Torcer para conterrâneo, por coincidência de origem, faz menos sentido do que por outras simpatias, como admiração por técnica, estilo, feitos, ou afinidade de qualquer ordem - étnica, histórica, social ou mesmo (i)moral. Há muitas citações interessantes sobre nacionalismo/patriotismo, que é uma doença infantil, "o último refúgio do patife", ou a mãe de todas as guerras; porém acompanhar qualquer esporte pela ótica nacionalista continua sendo um hábito irresistível para a maioria, e não sem justificativas lógicas.
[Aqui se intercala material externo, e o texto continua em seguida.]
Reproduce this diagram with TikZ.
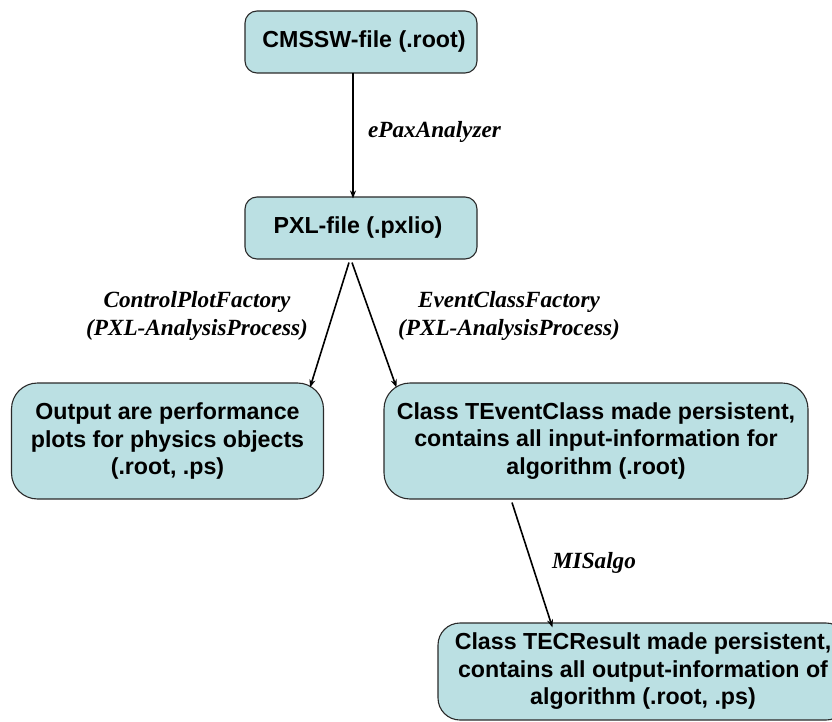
\documentclass[tikz,border=0pt]{standalone}
\usepackage{fontspec}
\setmainfont{Liberation Sans}
\newfontfamily\labelfont{Liberation Serif}
\usetikzlibrary{arrows.meta}
\definecolor{boxfill}{HTML}{BBE0E3}
\definecolor{boxline}{HTML}{2A2A2A}
\tikzset{
  box/.style={draw=boxline, line width=1.1pt, fill=boxfill, align=center,
    font=\fontsize{23.2}{27.5}\selectfont\bfseries, inner sep=0pt},
  lbl/.style={align=center, font=\labelfont\fontsize{23.2}{28}\selectfont\bfseries\itshape},
  arr/.style={line width=1.6pt, -{Stealth[length=8pt,width=6pt]}}
}
\begin{document}
\begin{tikzpicture}[x=1pt,y=-1pt]
\useasboundingbox (0,0) rectangle (832,722);
\clip (0,0) rectangle (832,722);
\node[box, rounded corners=12pt, minimum width=232pt, minimum height=62pt] (b1) at (361,42) {\hspace*{6pt}CMSSW-file (.root)};
\node[box, rounded corners=12pt, minimum width=232pt, minimum height=62pt] (b2) at (361,228) {PXL-file (.pxlio)\hspace*{6pt}};
\node[box, rounded corners=26pt, minimum width=312pt, minimum height=116pt] (b3) at (167.5,441) {Output are performance\\plots for physics objects\\(.root, .ps)};
\node[box, rounded corners=26pt, minimum width=424pt, minimum height=116pt] (b4) at (596,441) {Class TEventClass made persistent,\\contains all input-information for\\algorithm (.root)};
\node[box, rounded corners=22pt, minimum width=410pt, minimum height=97pt] (b5) at (643,671.5) {Class TECResult made persistent,\\contains all output-information of\\algorithm (.root, .ps)};

\draw[arr] ([xshift=-8pt,yshift=1pt]b1.south) -- ([xshift=-8pt,yshift=-2pt]b2.north);
\draw[arr] ([xshift=-12pt,yshift=-3pt]b2.south) -- ([xshift=-14pt,yshift=-5pt]b3.north east);
\draw[arr] ([xshift=-9pt,yshift=-3pt]b2.south) -- ([xshift=13pt,yshift=-5pt]b4.north west);
\draw[arr] ([xshift=-84pt,yshift=-3pt]b4.south) -- ([xshift=115pt,yshift=-5pt]b5.north west);

\node[lbl] (l1) at (434.5,132) {ePaxAnalyzer};
\node[lbl] (l2) at (197,316) {ControlPlotFactory\\(PXL-AnalysisProcess)};
\node[lbl] (l3) at (509,316) {EventClassFactory\\(PXL-AnalysisProcess)};
\node[lbl] (l4) at (594,563) {MISalgo};
\end{tikzpicture}
\end{document}
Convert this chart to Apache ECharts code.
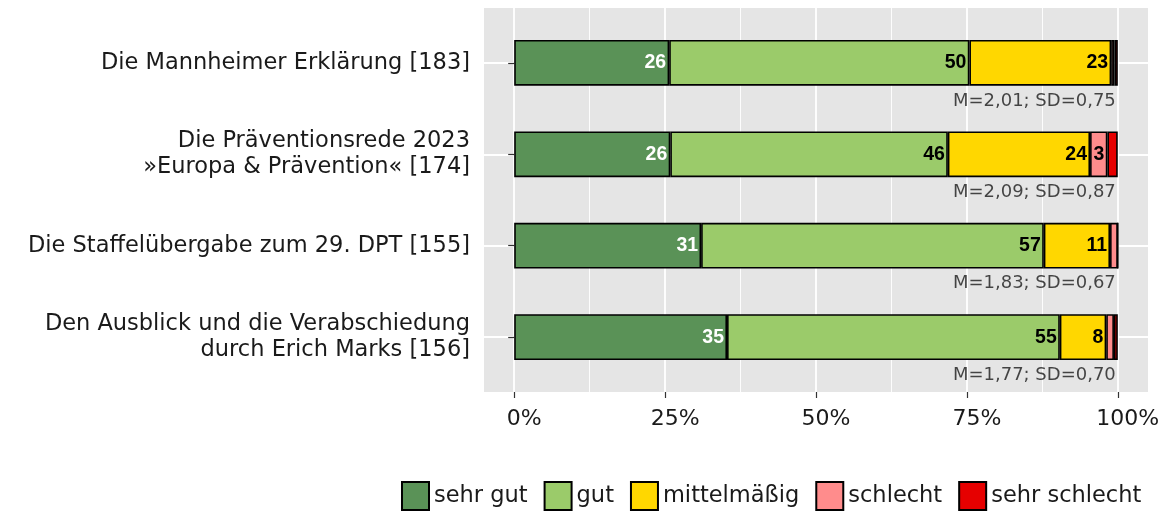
<!DOCTYPE html>
<html>
<head>
<meta charset="utf-8">
<script src="https://cdn.jsdelivr.net/npm/echarts@6/dist/echarts.min.js"></script>
<style>
  html, body { margin: 0; padding: 0; background: #fff; }
  #chart { width: 1173px; height: 513px; }
</style>
</head>
<body>
<div id="chart"></div>
<script>
// Kategorien (Teilnehmerzahl in Klammern)
const categories = [
  'Die Mannheimer Erklärung [183]',
  'Die Präventionsrede 2023\n»Europa & Prävention« [174]',
  'Die Staffelübergabe zum 29. DPT [155]',
  'Den Ausblick und die Verabschiedung\ndurch Erich Marks [156]'
]
// Anteile in Prozent
const sehrGut = [25.68, 25.86, 30.97, 35.26]
const gut = [49.73, 45.98, 56.77, 55.13]
const mittelmaessig = [23.49, 23.56, 10.97, 7.69]
const schlecht = [0.55, 2.87, 1.29, 1.28]
const sehrSchlecht = [0.55, 1.72, 0, 0.64]
// Mittelwert / Standardabweichung
const means = ['2,01', '2,09', '1,83', '1,77']
const sds = ['0,75', '0,87', '0,67', '0,70']
// Achsen
const xTicks = [0, 25, 50, 75, 100]
const xMinor = [12.5, 37.5, 62.5, 87.5]

const font = 'DejaVu Sans'
const levels = [
  { name: 'sehr gut', data: sehrGut, color: '#5A9257', label: '#ffffff' },
  { name: 'gut', data: gut, color: '#9BCB6A', label: '#000000' },
  { name: 'mittelmäßig', data: mittelmaessig, color: '#FFD700', label: '#000000' },
  { name: 'schlecht', data: schlecht, color: '#FF8C8C', label: '#000000' },
  { name: 'sehr schlecht', data: sehrSchlecht, color: '#E60000', label: '#000000' }
]

const chart = echarts.init(document.getElementById('chart'))

// Balken-Serien
const barSeries = levels.map(l => ({
  name: l.name,
  type: 'bar',
  stack: 'total',
  xAxisIndex: 2,
  yAxisIndex: 1,
  barWidth: '50%',
  data: l.data,
  itemStyle: { color: l.color, borderColor: '#000', borderWidth: 1.6 },
  label: {
    show: true,
    position: 'insideRight',
    distance: 3,
    color: l.label,
    fontFamily: 'Liberation Sans',
    fontWeight: 'bold',
    fontSize: 19.5,
    formatter: p => (p.value >= 2 ? Math.round(p.value) : '')
  },
  emphasis: { disabled: true }
}))

const option = {
  animation: false,
  textStyle: { fontFamily: font },
  grid: [
    // Hintergrund-Panel
    { left: 484, width: 664, top: 8, height: 384, show: true, backgroundColor: '#E5E5E5', borderWidth: 0 },
    // Balken
    { left: 484, width: 664, top: 17.14, height: 365.7 }
  ],
  legend: {
    data: levels.map(l => l.name),
    left: 396,
    top: 476,
    icon: 'rect',
    itemWidth: 27,
    itemHeight: 28,
    itemGap: 16,
    textStyle: { fontFamily: font, fontSize: 22.5, color: '#1a1a1a' }
  },
  xAxis: [
    {
      gridIndex: 0, type: 'value', min: -5, max: 105,
      axisLine: { show: false },
      axisTick: { show: true, length: 6, customValues: xTicks, lineStyle: { color: '#333', width: 1.2 } },
      axisLabel: {
        customValues: xTicks, margin: 16, fontSize: 22, color: '#1a1a1a',
        padding: [0, 0, 0, 20], formatter: v => v + '%'
      },
      splitLine: { show: true, lineStyle: { color: '#fff', width: 1.8 } }
    },
    {
      gridIndex: 0, type: 'value', min: -5, max: 105,
      axisLine: { show: false },
      axisTick: { show: false, customValues: xMinor },
      axisLabel: { show: false, customValues: xMinor },
      splitLine: { show: true, lineStyle: { color: '#fff', width: 0.9 } }
    },
    {
      gridIndex: 1, type: 'value', min: -5, max: 105, show: false
    }
  ],
  yAxis: [
    {
      gridIndex: 0, type: 'value', min: 0.4, max: 4.6, inverse: true,
      axisLine: { show: false },
      axisTick: { show: false, customValues: [1, 2, 3, 4] },
      axisLabel: { show: false, customValues: [1, 2, 3, 4] },
      splitLine: { show: true, lineStyle: { color: '#fff', width: 1.8 } }
    },
    {
      gridIndex: 1, type: 'category', data: categories, inverse: true,
      axisLine: { show: false },
      axisTick: { show: true, alignWithLabel: true, length: 6, lineStyle: { color: '#333', width: 1.2 } },
      axisLabel: { margin: 14, fontSize: 22.5, lineHeight: 26, color: '#1a1a1a' },
      splitLine: { show: false }
    }
  ],
  series: [
    ...barSeries,
    {
      // M / SD unter jedem Balken
      name: 'stats',
      type: 'scatter',
      xAxisIndex: 2,
      yAxisIndex: 1,
      symbolSize: 0,
      silent: true,
      data: categories.map((c, i) => [100, i]),
      label: {
        show: true,
        position: 'left',
        distance: 2,
        offset: [0, 38],
        fontFamily: font,
        fontSize: 18,
        color: '#1a1a1a',
        formatter: p => 'M=' + means[p.dataIndex] + '; SD=' + sds[p.dataIndex]
      }
    }
  ]
}

chart.setOption(option)
</script>
</body>
</html>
Desde o surgimento do surfe profissional, as competições têm sido dominadas por australianos e norte-americanos, com raras exceções. Basta dizer que até 1993 somente dois campeões mundiais não haviam nascido em um desses dois países: o sul-africano Shaun Tomson (1977) e o britânico Martin Potter (1989). Detalhe: a terceira potência a comemorar títulos não foi propriamente outro país, mas o Hawaii, 50º estado norte-americano.
Há que se fazer um parêntese sobre os havaianos. Berço do surfe moderno, o Hawaii é considerado nação à parte pelos surfistas, apesar de ter sido apropriado pelos EUA a partir do século 19 e alvo de intensa imigração desde então. Os remanescentes da população com descendência polinésia hoje se misturam, inclusive geneticamente, com imigrantes de origens diversas - tanto que há até "havaianos brasileiros" disputando o WQS. Mas, para todos os efeitos, os havaianos são terceira parte na rivalidade entre aussies e yankees, que tanto alimenta o folclore do surfe mundial.
As demais nações sempre foram coadjuvantes. Algumas com destaques pontuais: os sul-africanos, além de Shaun Tomson, desde a geração Free Ride de tempos em tempos emplacam algum top 16; os europeus tiveram Martin Potter (mesmo que expatriado) e nos últimos anos voltaram a rondar a elite com franceses, portugueses e espanhóis; e os brasileiros, presentes nos primeiros anos e alçados a condição de terceira potência nos anos 90, já ameaçaram até o título com alguns nomes.
Outras tiveram presença ainda mais modesta, mesmo que constante. Como os japoneses, que sediaram eventos importantes por mais de uma década, mas nunca alcançaram resultados além de medianos; ou os tahitianos, que tiveram Vetea David e agora tem Michel Bourez.
E há casos quase inexplicáveis, como os peruanos, que antes do circuito sediaram um mundial e consagraram um campeão (Felipe Pomar, em 1965), mas depois sumiram - relegados a destaque semelhante aos dos demais países sul-americanos de colonização hispânica.
A lista completa de nacionalidades atualmente no tour é extensa - indonesianos, tahitianos, britânicos, franceses, portugueses, espanhóis, alemães, irlandeses, marroquinos, chilenos, argentinos, uruguaios, mexicanos, portorriquenhos, costarricenses, venezuelanos, italianos, canadenses - mas é uma internacionalização um tanto relativa: a imensa maioria rema no Qualifying, com poucas chances reais de chegar a elite. Ou seja, mundial mesmo é o WQS.
No WT, dos atuais top 45, 36 são australianos, norte-americanos ou havaianos. E a redução programada para o meio do ano (para 32 integrantes) deve intensificar essa polarização. Será interessante observar quantos brasileiros, sul-africanos e europeus (sem falar no único tahitiano) restarão na elite após o corte. É provável que um dos efeitos imediatos seja um tour com menos representantes das "potências suburbanas" do surfe mundial.
Não se trata de teoria conspiratória. As motivações e consequências da redução são diversas, mas poucos discordam que as mudanças serão benéficas, fruto da evolução natural do circuito. Mas é fato que o Dream Tour é mantido por marcas, poucas e grandes, com base nos EUA e na Austrália; desses mercados vem grande parte de sua força e é natural que seus ícones sejam mais numerosos e, por que não dizer, favorecidos, às vezes inclusive de forma pouco ética.
Porém, a presença que os "pequenos" têm demonstrado em mundiais amadores e juniores comprova que talento não tem preferência de origem (tanto que o maior campeão de todos os tempos cresceu em um beach break um tanto medíocre). O tour principal se tornará mais internacional a medida que se equilibrarem os fatores extra-mar.
Claro que há um longo caminho a percorrer. Como bem observou Júlio Adler, o Brasil coleciona títulos mundiais no Pro Junior, mas poucos desses campeões tem estrutura para se firmar no WT. Como também observou muito bem o colega do TrueSurfing, além de surfar, alguns de nossos talentos brutos ainda precisam aprimorar conhecimentos básicos como falar inglês.
Mas enquanto isso não acontece, vale lembrar que o Brasil, mesmo sem muita tradição ou infraestrutura no tênis, produziu um Guga Kuerten.